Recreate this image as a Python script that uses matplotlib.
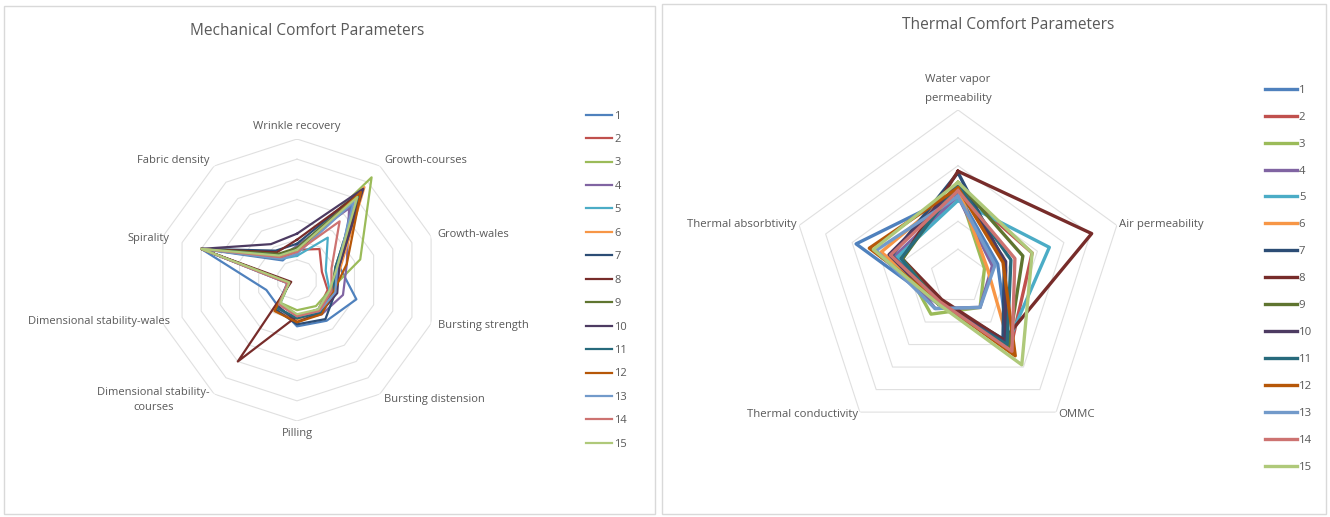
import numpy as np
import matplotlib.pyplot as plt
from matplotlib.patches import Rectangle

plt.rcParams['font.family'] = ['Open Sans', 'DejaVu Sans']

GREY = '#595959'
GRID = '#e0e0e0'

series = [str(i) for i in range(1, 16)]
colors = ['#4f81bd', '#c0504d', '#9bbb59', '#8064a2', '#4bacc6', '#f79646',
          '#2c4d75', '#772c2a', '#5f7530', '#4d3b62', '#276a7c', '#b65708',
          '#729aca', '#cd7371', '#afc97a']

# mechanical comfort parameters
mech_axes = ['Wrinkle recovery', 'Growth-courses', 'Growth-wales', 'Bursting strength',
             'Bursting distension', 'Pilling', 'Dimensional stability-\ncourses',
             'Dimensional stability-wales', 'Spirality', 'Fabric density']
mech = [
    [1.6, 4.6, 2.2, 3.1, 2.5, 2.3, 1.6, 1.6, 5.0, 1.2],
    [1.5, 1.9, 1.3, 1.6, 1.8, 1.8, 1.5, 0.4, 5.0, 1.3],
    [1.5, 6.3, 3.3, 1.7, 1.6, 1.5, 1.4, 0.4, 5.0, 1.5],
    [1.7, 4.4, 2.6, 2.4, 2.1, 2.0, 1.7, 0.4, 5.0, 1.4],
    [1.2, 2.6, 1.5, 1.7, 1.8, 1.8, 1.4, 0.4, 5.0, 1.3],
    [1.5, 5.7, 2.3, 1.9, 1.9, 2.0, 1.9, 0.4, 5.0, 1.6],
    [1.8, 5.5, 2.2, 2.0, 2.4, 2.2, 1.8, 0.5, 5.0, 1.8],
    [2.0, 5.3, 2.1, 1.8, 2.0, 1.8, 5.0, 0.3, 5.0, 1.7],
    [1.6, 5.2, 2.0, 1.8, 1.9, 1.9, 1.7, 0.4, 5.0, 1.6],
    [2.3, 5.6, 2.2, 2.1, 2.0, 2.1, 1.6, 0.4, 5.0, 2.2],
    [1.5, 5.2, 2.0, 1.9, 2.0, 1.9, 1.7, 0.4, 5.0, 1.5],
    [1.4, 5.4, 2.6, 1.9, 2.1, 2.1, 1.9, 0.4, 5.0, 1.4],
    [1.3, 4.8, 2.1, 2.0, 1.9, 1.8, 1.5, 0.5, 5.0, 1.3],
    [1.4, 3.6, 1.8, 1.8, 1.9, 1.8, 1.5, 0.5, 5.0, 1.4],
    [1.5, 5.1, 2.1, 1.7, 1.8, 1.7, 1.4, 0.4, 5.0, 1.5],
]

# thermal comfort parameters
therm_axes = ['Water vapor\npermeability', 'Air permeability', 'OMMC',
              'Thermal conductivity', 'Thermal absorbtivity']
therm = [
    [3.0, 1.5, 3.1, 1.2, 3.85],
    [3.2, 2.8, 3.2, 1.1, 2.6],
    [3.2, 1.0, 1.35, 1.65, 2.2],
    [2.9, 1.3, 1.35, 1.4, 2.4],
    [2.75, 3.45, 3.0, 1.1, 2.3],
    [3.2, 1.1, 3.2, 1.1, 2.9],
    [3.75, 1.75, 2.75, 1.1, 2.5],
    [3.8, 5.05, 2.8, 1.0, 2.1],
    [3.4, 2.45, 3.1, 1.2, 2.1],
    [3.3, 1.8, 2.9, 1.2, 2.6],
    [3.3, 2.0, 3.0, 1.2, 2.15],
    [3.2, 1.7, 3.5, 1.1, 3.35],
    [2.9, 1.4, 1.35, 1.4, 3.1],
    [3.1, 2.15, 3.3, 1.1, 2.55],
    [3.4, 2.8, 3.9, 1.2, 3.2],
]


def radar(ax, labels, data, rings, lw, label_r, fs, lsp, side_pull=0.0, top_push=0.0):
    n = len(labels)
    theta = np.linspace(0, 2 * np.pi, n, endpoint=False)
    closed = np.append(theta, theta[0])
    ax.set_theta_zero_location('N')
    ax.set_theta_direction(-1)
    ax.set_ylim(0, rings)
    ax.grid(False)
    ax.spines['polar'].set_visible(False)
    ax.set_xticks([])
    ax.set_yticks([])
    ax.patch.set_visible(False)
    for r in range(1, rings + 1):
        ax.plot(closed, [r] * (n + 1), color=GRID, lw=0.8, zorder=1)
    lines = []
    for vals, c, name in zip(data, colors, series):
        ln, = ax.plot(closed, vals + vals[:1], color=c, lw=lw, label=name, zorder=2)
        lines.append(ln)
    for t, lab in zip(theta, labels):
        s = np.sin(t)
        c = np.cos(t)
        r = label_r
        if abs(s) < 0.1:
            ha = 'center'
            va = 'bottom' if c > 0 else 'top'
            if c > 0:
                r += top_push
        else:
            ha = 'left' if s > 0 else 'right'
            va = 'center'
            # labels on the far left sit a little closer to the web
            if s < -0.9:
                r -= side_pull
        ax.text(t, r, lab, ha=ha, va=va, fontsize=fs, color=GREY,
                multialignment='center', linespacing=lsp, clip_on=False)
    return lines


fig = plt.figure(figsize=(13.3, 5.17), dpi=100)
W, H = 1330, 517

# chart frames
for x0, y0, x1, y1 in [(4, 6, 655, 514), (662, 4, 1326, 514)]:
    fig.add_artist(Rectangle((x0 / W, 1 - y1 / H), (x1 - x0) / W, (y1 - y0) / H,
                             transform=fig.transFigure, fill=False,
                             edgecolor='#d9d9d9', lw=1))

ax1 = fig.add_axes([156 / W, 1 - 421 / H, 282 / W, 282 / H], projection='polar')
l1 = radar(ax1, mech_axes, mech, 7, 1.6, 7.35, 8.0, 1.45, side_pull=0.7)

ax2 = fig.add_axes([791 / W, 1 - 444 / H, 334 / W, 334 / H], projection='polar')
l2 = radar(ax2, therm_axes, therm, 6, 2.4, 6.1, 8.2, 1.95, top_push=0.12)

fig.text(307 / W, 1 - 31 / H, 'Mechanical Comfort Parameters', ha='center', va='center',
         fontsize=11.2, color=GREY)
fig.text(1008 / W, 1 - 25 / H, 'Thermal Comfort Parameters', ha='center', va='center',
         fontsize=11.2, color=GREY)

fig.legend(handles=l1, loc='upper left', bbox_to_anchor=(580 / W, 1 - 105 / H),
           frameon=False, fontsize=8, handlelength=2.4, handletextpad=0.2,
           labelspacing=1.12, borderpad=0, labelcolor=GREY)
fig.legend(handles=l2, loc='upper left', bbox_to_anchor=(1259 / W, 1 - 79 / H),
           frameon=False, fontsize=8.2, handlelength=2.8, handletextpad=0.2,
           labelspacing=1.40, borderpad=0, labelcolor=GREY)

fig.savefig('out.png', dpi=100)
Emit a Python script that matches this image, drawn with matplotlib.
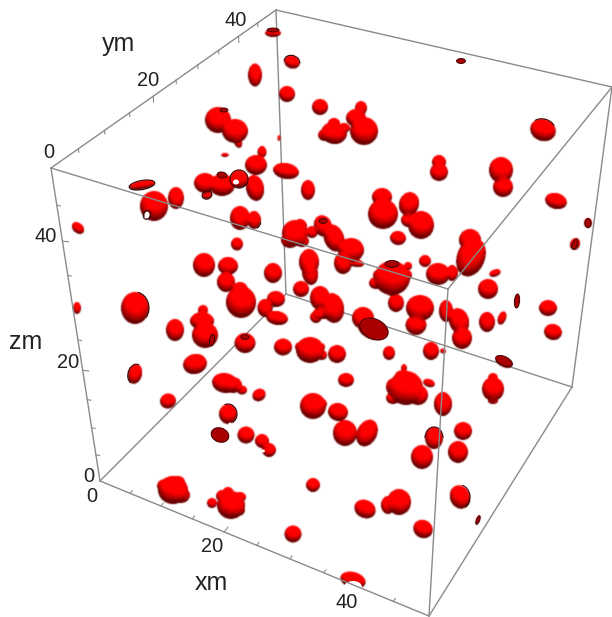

[OBJECTIVE] From the records given above, reproduce all text exactly and exclude each picture.

[RESULT FOR THIS EXERCISE]
Recreate this image as a Python script that uses matplotlib.
import numpy as np
import matplotlib.pyplot as plt
from matplotlib.patches import Rectangle

plt.rcParams['font.family'] = ['Open Sans', 'DejaVu Sans']

GREY = '#595959'
GRID = '#e0e0e0'

series = [str(i) for i in range(1, 16)]
colors = ['#4f81bd', '#c0504d', '#9bbb59', '#8064a2', '#4bacc6', '#f79646',
          '#2c4d75', '#772c2a', '#5f7530', '#4d3b62', '#276a7c', '#b65708',
          '#729aca', '#cd7371', '#afc97a']

# mechanical comfort parameters
mech_axes = ['Wrinkle recovery', 'Growth-courses', 'Growth-wales', 'Bursting strength',
             'Bursting distension', 'Pilling', 'Dimensional stability-\ncourses',
             'Dimensional stability-wales', 'Spirality', 'Fabric density']
mech = [
    [1.6, 4.6, 2.2, 3.1, 2.5, 2.3, 1.6, 1.6, 5.0, 1.2],
    [1.5, 1.9, 1.3, 1.6, 1.8, 1.8, 1.5, 0.4, 5.0, 1.3],
    [1.5, 6.3, 3.3, 1.7, 1.6, 1.5, 1.4, 0.4, 5.0, 1.5],
    [1.7, 4.4, 2.6, 2.4, 2.1, 2.0, 1.7, 0.4, 5.0, 1.4],
    [1.2, 2.6, 1.5, 1.7, 1.8, 1.8, 1.4, 0.4, 5.0, 1.3],
    [1.5, 5.7, 2.3, 1.9, 1.9, 2.0, 1.9, 0.4, 5.0, 1.6],
    [1.8, 5.5, 2.2, 2.0, 2.4, 2.2, 1.8, 0.5, 5.0, 1.8],
    [2.0, 5.3, 2.1, 1.8, 2.0, 1.8, 5.0, 0.3, 5.0, 1.7],
    [1.6, 5.2, 2.0, 1.8, 1.9, 1.9, 1.7, 0.4, 5.0, 1.6],
    [2.3, 5.6, 2.2, 2.1, 2.0, 2.1, 1.6, 0.4, 5.0, 2.2],
    [1.5, 5.2, 2.0, 1.9, 2.0, 1.9, 1.7, 0.4, 5.0, 1.5],
    [1.4, 5.4, 2.6, 1.9, 2.1, 2.1, 1.9, 0.4, 5.0, 1.4],
    [1.3, 4.8, 2.1, 2.0, 1.9, 1.8, 1.5, 0.5, 5.0, 1.3],
    [1.4, 3.6, 1.8, 1.8, 1.9, 1.8, 1.5, 0.5, 5.0, 1.4],
    [1.5, 5.1, 2.1, 1.7, 1.8, 1.7, 1.4, 0.4, 5.0, 1.5],
]

# thermal comfort parameters
therm_axes = ['Water vapor\npermeability', 'Air permeability', 'OMMC',
              'Thermal conductivity', 'Thermal absorbtivity']
therm = [
    [3.0, 1.5, 3.1, 1.2, 3.85],
    [3.2, 2.8, 3.2, 1.1, 2.6],
    [3.2, 1.0, 1.35, 1.65, 2.2],
    [2.9, 1.3, 1.35, 1.4, 2.4],
    [2.75, 3.45, 3.0, 1.1, 2.3],
    [3.2, 1.1, 3.2, 1.1, 2.9],
    [3.75, 1.75, 2.75, 1.1, 2.5],
    [3.8, 5.05, 2.8, 1.0, 2.1],
    [3.4, 2.45, 3.1, 1.2, 2.1],
    [3.3, 1.8, 2.9, 1.2, 2.6],
    [3.3, 2.0, 3.0, 1.2, 2.15],
    [3.2, 1.7, 3.5, 1.1, 3.35],
    [2.9, 1.4, 1.35, 1.4, 3.1],
    [3.1, 2.15, 3.3, 1.1, 2.55],
    [3.4, 2.8, 3.9, 1.2, 3.2],
]


def radar(ax, labels, data, rings, lw, label_r, fs, lsp, side_pull=0.0, top_push=0.0):
    n = len(labels)
    theta = np.linspace(0, 2 * np.pi, n, endpoint=False)
    closed = np.append(theta, theta[0])
    ax.set_theta_zero_location('N')
    ax.set_theta_direction(-1)
    ax.set_ylim(0, rings)
    ax.grid(False)
    ax.spines['polar'].set_visible(False)
    ax.set_xticks([])
    ax.set_yticks([])
    ax.patch.set_visible(False)
    for r in range(1, rings + 1):
        ax.plot(closed, [r] * (n + 1), color=GRID, lw=0.8, zorder=1)
    lines = []
    for vals, c, name in zip(data, colors, series):
        ln, = ax.plot(closed, vals + vals[:1], color=c, lw=lw, label=name, zorder=2)
        lines.append(ln)
    for t, lab in zip(theta, labels):
        s = np.sin(t)
        c = np.cos(t)
        r = label_r
        if abs(s) < 0.1:
            ha = 'center'
            va = 'bottom' if c > 0 else 'top'
            if c > 0:
                r += top_push
        else:
            ha = 'left' if s > 0 else 'right'
            va = 'center'
            # labels on the far left sit a little closer to the web
            if s < -0.9:
                r -= side_pull
        ax.text(t, r, lab, ha=ha, va=va, fontsize=fs, color=GREY,
                multialignment='center', linespacing=lsp, clip_on=False)
    return lines


fig = plt.figure(figsize=(13.3, 5.17), dpi=100)
W, H = 1330, 517

# chart frames
for x0, y0, x1, y1 in [(4, 6, 655, 514), (662, 4, 1326, 514)]:
    fig.add_artist(Rectangle((x0 / W, 1 - y1 / H), (x1 - x0) / W, (y1 - y0) / H,
                             transform=fig.transFigure, fill=False,
                             edgecolor='#d9d9d9', lw=1))

ax1 = fig.add_axes([156 / W, 1 - 421 / H, 282 / W, 282 / H], projection='polar')
l1 = radar(ax1, mech_axes, mech, 7, 1.6, 7.35, 8.0, 1.45, side_pull=0.7)

ax2 = fig.add_axes([791 / W, 1 - 444 / H, 334 / W, 334 / H], projection='polar')
l2 = radar(ax2, therm_axes, therm, 6, 2.4, 6.1, 8.2, 1.95, top_push=0.12)

fig.text(307 / W, 1 - 31 / H, 'Mechanical Comfort Parameters', ha='center', va='center',
         fontsize=11.2, color=GREY)
fig.text(1008 / W, 1 - 25 / H, 'Thermal Comfort Parameters', ha='center', va='center',
         fontsize=11.2, color=GREY)

fig.legend(handles=l1, loc='upper left', bbox_to_anchor=(580 / W, 1 - 105 / H),
           frameon=False, fontsize=8, handlelength=2.4, handletextpad=0.2,
           labelspacing=1.12, borderpad=0, labelcolor=GREY)
fig.legend(handles=l2, loc='upper left', bbox_to_anchor=(1259 / W, 1 - 79 / H),
           frameon=False, fontsize=8.2, handlelength=2.8, handletextpad=0.2,
           labelspacing=1.40, borderpad=0, labelcolor=GREY)

fig.savefig('out.png', dpi=100)
Emit a Python script that matches this image, drawn with matplotlib.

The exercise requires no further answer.